§ **Exercise directions**
Gather up the lines with the word "this" in them.

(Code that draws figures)
++++
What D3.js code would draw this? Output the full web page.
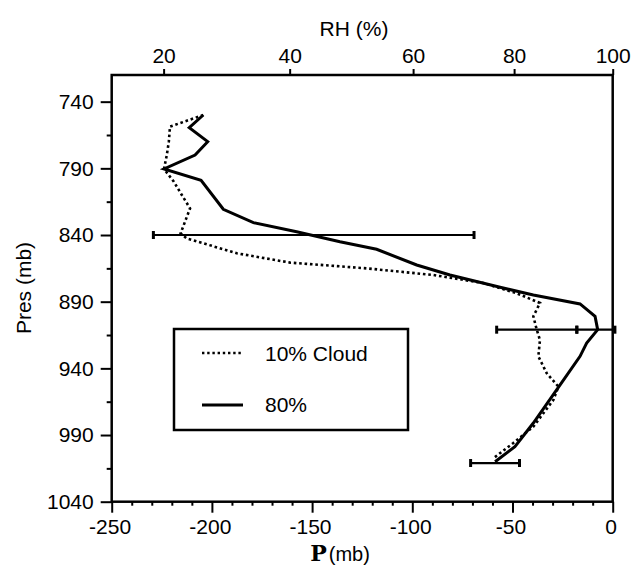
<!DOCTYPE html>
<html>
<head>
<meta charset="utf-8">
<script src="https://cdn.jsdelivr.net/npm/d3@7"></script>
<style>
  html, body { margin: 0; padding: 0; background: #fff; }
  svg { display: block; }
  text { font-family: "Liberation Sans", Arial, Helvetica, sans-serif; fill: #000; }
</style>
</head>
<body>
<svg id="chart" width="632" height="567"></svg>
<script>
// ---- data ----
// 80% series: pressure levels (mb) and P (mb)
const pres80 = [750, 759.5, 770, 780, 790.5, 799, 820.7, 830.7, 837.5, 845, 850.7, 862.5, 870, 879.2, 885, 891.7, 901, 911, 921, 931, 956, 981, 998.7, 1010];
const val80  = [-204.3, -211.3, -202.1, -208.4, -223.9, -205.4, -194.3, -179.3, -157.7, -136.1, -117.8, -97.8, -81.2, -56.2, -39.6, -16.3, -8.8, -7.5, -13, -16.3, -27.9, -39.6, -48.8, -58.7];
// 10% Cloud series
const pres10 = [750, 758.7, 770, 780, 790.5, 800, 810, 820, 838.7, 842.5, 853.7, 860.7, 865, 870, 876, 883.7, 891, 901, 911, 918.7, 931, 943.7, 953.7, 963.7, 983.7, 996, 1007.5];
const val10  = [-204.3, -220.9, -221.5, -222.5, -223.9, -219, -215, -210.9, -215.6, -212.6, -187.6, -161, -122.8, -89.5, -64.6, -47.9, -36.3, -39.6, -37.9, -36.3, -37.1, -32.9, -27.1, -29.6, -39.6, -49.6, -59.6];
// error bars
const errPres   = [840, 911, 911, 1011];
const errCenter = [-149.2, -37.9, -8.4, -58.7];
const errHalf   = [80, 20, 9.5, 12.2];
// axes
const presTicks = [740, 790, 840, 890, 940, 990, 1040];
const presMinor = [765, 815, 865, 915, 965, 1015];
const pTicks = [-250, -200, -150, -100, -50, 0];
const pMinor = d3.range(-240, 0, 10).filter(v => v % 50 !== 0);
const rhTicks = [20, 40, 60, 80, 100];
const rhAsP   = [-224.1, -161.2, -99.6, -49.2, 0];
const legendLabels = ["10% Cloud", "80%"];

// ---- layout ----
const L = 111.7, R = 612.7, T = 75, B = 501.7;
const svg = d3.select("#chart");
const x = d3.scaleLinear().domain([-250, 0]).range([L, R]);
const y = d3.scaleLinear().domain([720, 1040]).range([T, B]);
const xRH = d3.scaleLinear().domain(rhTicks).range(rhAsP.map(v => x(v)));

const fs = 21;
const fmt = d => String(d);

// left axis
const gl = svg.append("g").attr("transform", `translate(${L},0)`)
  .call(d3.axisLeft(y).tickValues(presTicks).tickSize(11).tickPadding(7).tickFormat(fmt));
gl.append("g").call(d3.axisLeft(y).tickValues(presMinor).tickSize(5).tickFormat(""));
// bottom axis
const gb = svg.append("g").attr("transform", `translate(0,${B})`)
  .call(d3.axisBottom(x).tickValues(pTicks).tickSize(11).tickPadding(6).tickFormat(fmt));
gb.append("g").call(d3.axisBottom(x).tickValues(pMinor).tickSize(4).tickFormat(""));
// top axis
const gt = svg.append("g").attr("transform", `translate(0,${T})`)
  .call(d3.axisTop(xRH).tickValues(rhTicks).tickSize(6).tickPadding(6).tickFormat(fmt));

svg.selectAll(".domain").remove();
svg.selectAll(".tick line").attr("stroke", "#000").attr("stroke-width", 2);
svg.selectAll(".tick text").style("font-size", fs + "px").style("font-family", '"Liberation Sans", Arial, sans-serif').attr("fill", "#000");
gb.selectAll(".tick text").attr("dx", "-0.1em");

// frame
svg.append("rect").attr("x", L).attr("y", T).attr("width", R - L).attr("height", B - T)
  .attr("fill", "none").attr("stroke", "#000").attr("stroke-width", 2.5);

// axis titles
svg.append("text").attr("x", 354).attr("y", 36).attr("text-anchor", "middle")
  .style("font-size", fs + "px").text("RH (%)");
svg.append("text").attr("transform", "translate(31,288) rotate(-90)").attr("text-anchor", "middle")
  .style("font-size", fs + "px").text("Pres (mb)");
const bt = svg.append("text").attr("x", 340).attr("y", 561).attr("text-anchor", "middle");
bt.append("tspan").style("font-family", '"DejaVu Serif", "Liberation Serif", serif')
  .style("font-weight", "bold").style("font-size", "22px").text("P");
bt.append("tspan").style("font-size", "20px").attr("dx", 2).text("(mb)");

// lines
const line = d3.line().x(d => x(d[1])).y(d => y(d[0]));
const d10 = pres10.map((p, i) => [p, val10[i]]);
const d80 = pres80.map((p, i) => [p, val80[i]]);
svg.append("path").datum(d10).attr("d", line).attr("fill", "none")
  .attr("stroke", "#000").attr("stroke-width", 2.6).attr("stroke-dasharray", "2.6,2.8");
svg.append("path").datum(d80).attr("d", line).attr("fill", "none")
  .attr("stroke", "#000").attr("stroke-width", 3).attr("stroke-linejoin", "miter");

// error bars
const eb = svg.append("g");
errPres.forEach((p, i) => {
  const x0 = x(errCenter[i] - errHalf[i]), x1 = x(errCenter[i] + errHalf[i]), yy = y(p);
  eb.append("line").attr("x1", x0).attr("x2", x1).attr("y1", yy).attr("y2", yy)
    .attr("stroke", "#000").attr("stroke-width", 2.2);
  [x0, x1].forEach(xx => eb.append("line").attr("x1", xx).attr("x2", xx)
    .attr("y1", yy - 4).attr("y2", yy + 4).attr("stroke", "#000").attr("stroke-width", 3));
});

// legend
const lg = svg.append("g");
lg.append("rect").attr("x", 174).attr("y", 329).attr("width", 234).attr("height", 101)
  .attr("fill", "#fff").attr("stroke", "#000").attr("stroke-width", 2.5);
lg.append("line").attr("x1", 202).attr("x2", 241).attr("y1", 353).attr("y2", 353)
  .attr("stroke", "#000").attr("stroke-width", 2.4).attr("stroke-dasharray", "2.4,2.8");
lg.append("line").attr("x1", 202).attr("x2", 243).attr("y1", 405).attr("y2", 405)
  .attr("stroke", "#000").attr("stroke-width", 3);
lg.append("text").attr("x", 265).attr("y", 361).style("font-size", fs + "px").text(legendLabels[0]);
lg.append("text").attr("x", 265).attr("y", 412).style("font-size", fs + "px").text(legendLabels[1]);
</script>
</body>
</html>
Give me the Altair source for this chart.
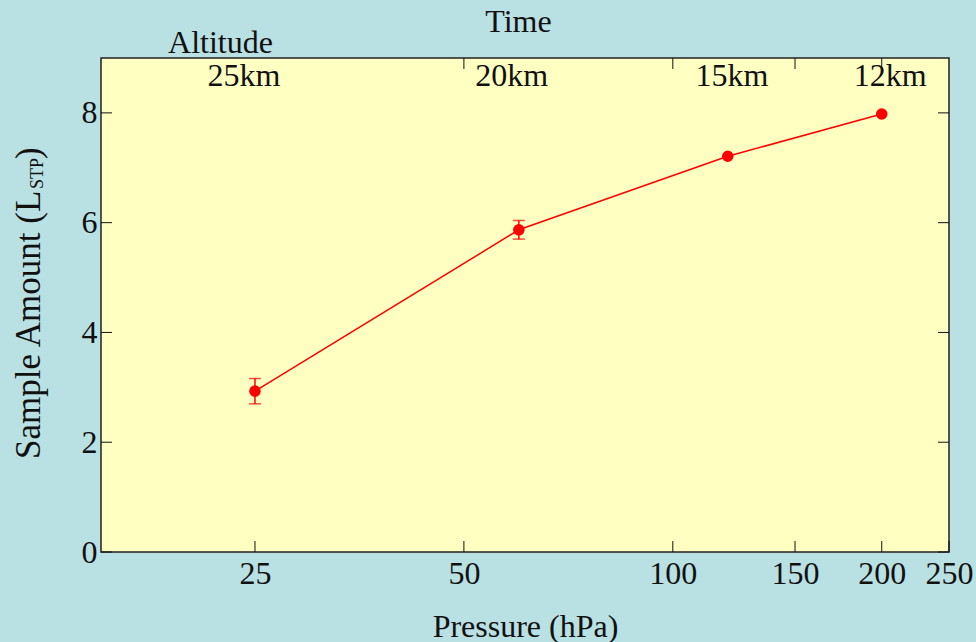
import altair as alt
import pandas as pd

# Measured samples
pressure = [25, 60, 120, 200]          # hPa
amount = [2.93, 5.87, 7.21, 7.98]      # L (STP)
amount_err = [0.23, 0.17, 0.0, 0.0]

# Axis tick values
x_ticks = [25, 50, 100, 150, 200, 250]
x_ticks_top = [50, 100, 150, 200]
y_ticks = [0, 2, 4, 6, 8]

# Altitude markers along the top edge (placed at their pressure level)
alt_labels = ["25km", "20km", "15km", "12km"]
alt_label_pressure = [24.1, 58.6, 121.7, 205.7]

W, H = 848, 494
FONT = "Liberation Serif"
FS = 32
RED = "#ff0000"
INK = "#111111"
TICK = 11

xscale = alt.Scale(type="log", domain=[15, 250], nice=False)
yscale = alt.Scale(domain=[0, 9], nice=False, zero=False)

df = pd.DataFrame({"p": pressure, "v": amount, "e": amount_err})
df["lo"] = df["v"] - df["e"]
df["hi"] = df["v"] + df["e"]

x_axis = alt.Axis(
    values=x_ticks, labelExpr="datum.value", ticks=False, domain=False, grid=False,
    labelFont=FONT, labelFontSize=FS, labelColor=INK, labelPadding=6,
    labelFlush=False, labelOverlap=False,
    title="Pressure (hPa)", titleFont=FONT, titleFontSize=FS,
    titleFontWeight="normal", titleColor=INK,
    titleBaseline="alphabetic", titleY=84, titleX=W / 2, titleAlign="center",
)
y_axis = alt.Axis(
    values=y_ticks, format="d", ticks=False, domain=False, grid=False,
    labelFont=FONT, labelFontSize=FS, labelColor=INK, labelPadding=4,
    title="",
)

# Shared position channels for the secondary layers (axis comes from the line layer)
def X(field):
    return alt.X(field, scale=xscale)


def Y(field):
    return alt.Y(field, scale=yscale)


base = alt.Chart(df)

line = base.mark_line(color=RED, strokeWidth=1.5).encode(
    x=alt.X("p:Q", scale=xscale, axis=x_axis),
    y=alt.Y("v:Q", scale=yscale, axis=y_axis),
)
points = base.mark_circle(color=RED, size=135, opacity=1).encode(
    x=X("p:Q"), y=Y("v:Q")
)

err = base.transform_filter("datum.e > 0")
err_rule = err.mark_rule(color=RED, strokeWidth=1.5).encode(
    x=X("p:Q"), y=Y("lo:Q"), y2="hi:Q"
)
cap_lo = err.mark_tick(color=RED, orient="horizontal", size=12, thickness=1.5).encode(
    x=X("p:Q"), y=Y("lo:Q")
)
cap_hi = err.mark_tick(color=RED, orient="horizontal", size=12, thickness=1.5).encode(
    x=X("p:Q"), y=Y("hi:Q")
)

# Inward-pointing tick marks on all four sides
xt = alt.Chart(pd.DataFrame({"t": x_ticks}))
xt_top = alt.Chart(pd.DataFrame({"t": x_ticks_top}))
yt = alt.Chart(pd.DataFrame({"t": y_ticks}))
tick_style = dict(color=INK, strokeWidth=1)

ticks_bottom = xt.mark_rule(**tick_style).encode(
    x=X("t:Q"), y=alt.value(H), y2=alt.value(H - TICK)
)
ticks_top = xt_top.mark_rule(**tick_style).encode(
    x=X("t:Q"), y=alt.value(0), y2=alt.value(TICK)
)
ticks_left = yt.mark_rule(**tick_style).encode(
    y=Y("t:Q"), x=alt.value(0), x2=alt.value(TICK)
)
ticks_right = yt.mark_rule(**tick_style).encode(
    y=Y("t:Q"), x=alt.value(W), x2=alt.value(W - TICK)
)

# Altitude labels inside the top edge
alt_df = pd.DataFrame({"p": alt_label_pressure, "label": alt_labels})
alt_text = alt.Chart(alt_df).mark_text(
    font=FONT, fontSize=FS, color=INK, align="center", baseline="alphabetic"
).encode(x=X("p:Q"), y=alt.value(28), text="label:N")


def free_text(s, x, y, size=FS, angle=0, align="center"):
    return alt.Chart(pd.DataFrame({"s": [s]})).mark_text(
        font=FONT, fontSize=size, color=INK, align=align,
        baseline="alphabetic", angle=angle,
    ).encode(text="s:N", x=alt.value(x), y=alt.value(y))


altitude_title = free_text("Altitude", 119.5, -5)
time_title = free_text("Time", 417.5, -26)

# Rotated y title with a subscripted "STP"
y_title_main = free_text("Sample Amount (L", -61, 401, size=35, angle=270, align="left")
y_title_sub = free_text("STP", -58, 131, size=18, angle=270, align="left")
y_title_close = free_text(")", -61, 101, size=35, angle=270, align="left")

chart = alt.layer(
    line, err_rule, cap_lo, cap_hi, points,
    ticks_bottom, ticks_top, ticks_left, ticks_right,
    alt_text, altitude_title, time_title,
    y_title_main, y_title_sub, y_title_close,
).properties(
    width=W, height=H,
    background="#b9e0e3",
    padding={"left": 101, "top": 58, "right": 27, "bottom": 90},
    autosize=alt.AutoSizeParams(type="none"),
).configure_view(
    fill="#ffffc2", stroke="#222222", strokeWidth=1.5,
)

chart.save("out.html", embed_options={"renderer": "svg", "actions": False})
++++
§ **Written reply**
What D3.js code would draw this? Output the full web page.
Give me the Altair source for this chart.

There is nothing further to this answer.